In consequence, that list will be very short, as it is not the Government's intention to intrude the Threatened Species Conservation Act into what are obviously routine farming activities such as spraying a paddock, collecting domestic firewood or shifting rocks that pose a hazard to the everyday work of the farming community. The bill will address farmers' long-held concerns about the application of environmental legislation to day-to-day farming activities. The bill does not reverse the onus of proof where it makes routine agricultural management activities a defence to prosecution under the current Act. Routine agricultural activities are already a defence to prosecution under the existing Act and in practice there will be no difference between the current Act and the bill in that regard.
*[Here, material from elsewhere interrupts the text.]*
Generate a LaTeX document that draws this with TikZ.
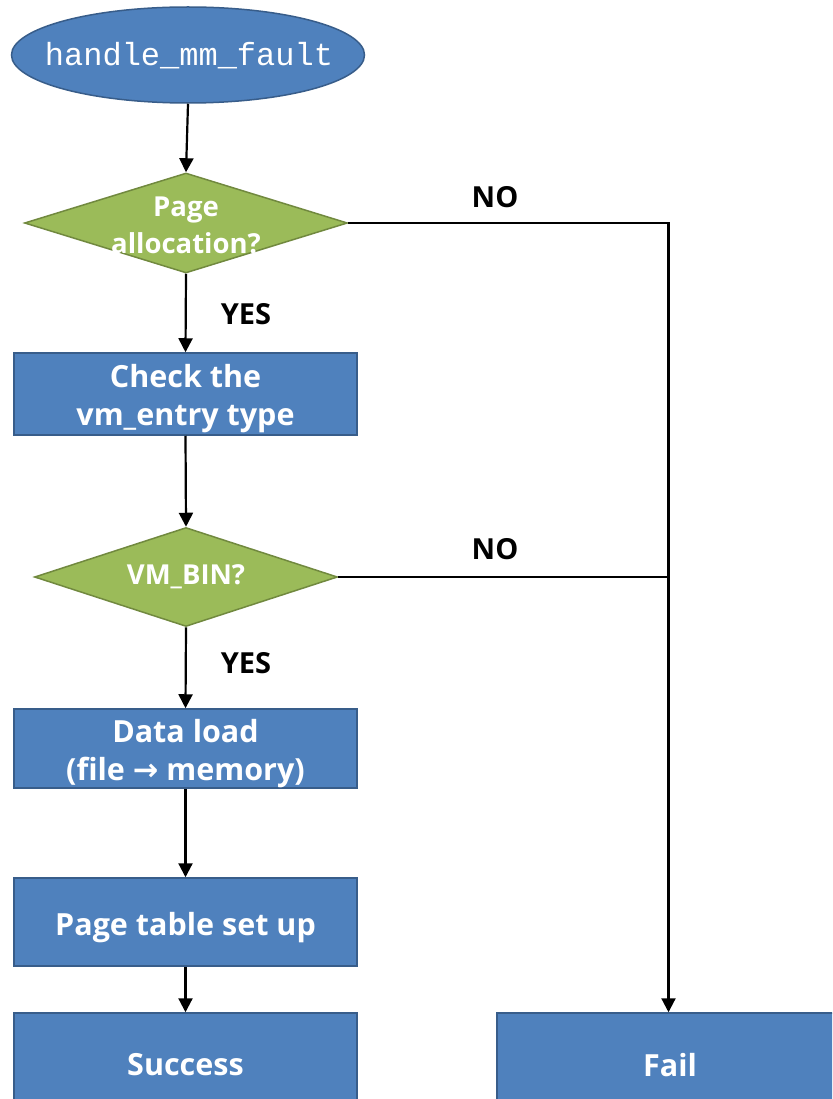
\documentclass[tikz,border=0pt]{standalone}
\usepackage{fontspec}
\setmainfont{Open Sans}
\setmonofont{Liberation Mono}
\usetikzlibrary{shapes.geometric,arrows.meta}
\definecolor{boxblue}{HTML}{4F81BD}
\definecolor{boxedge}{HTML}{385D8A}
\definecolor{decgreen}{HTML}{9BBB59}
\definecolor{decedge}{HTML}{71893F}
\tikzset{
  procbox/.style={draw=boxedge, fill=boxblue, line width=1.5pt, minimum width=343pt, inner sep=0pt},
  boxtext/.style={text=white, font=\fontsize{30.5}{38}\selectfont\bfseries, align=center, inner sep=0pt},
  decision/.style={draw=decedge, fill=decgreen, line width=1.5pt, diamond, inner sep=0pt},
  dectext/.style={text=white, font=\fontsize{27.5}{37}\selectfont\bfseries, align=center},
  startnode/.style={draw=boxedge, fill=boxblue, line width=1.5pt, ellipse, inner sep=0pt,
    minimum width=353pt, minimum height=96pt},
  starttext/.style={text=white, font=\fontsize{32}{36}\selectfont\ttfamily},
  branch/.style={font=\fontsize{29}{32}\selectfont\bfseries, text=black},
  flow/.style={line width=2.2pt, -{Triangle[length=14pt,width=14pt]}},
  joinline/.style={line width=2.2pt},
}
\begin{document}
\begin{tikzpicture}[x=1pt, y=-1pt]
\useasboundingbox (0,0) rectangle (832,1099);
\clip (0,0) rectangle (832,1099);

% start of the handler
\node[startnode] (start) at (188,55) {};
\node[starttext] (startt) at (189,56) {handle\_mm\_fault};

% first decision
\node[decision, minimum width=323pt, minimum height=100pt] (d1) at (186,223) {};
\node[dectext] (d1t) at (186,225) {Page\\allocation?};

% vm_entry check
\node[procbox, minimum height=82pt] (chk) at (185.5,394) {};
\node[boxtext] (chkt) at (185.5,399) {Check the\\vm\_entry type};

% second decision
\node[decision, minimum width=303pt, minimum height=99pt] (d2) at (186,577) {};
\node[dectext] (d2t) at (186,577) {VM\_BIN?};

% loading and mapping
\node[procbox, minimum height=79pt] (load) at (185.5,748.5) {};
\node[boxtext] (loadt) at (185.5,754) {Data load\\(file {\fontspec{DejaVu Sans}\bfseries →} memory)};
\node[procbox, minimum height=88pt] (ptab) at (185.5,922) {};
\node[boxtext] (ptabt) at (185.5,928) {Page table set up};

% outcomes
\node[procbox, minimum height=100pt] (ok) at (185.5,1063) {};
\node[boxtext] (okt) at (185.5,1065) {Success};
\node[procbox, minimum height=100pt] (fail) at (668.5,1063) {};
\node[boxtext] (failt) at (670,1065) {Fail};

% connectors
\draw[flow] (start.south) -- (d1.north);
\draw[flow] (d1.south) -- (chk.north);
\draw[flow] (chk.south) -- (d2.north);
\draw[flow] (d2.south) -- (load.north);
\draw[flow] (load.south) -- (ptab.north);
\draw[flow] (ptab.south) -- (ok.north);
\draw[flow] (d1.east) -| (fail.north);
\draw[joinline] (d2.east) -- (d2.east -| fail.north);

% branch labels
\node[branch] (no1) at (495,197) {NO};
\node[branch] (yes1) at (246,314) {YES};
\node[branch] (no2) at (495,549) {NO};
\node[branch] (yes2) at (246,663) {YES};
\end{tikzpicture}
\end{document}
Finally, I assert again that biodiversity certification and the PVPs proposed in the bill, and legislation previously introduced by my colleague the Minister for Infrastructure and Planning, will provide security to carry out farming activities without the need for further approvals. The Government is committed also to that outcome, and through the bill and that introduced by my colleague we have delivered on that commitment. Farmers will be able to request expert staff from their local CMA to come onto their property and use the new PVP developer to analyse and plan for native vegetation management. If the farmers' plans meet the necessary standards, they will be issued with a PVP which can last up to 15 years. While ever that PVP is in place a farmer will not have to worry about getting any other approvals for any on-farm work.
The PVP will have embedded within it all the necessary approvals under the threatened species legislation. In other words, the bill provides a mechanism to switch off threatened species regulation for farmers who hold a PVP from their local CMA. This will create a level of certainty that is without precedent in this area of natural resource management. However, switching off threatened species legislation is not something that the Government takes lightly. It is essential that there be proper checks and balances to ensure that threatened species issues are addressed adequately by the CMAs. Threatened species are not a renewable resource—as the honourable member for Coffs Harbour has so eloquently argued, when they're gone, they're gone.
The checks and balances provided through the mechanism of biodiversity certification of the native vegetation reform package allow the Government to ensure that threatened species issues are properly addressed. Under the bill a PVP will not become void if biodiversity certification is suspended. In fact, once approved they continue to be in force for up to 15 years. Removal of certification does not retrospectively invalidate a PVP or its effect of switching off threatened species legislation. I wanted to be clear on this point: the bill does not undermine that certainty and security provided to farmers already holding a PVP approved during the time in which certification was in place. For all the huffing and puffing of The Nationals opposite, I cannot see how it can be seriously argued that the Government has done anything but a very good thing with this bill, in ensuring that farmers have a level of certainty that they could never previously achieve, while on the other hand ensuring that threatened species are better protected than ever before. I commend the Legislative Council amendments.
Motion agreed to.
Legislative Council's amendments agreed to.
Resolution reported from Committee and report adopted.
Message sent to the Legislative Council advising it of the resolution.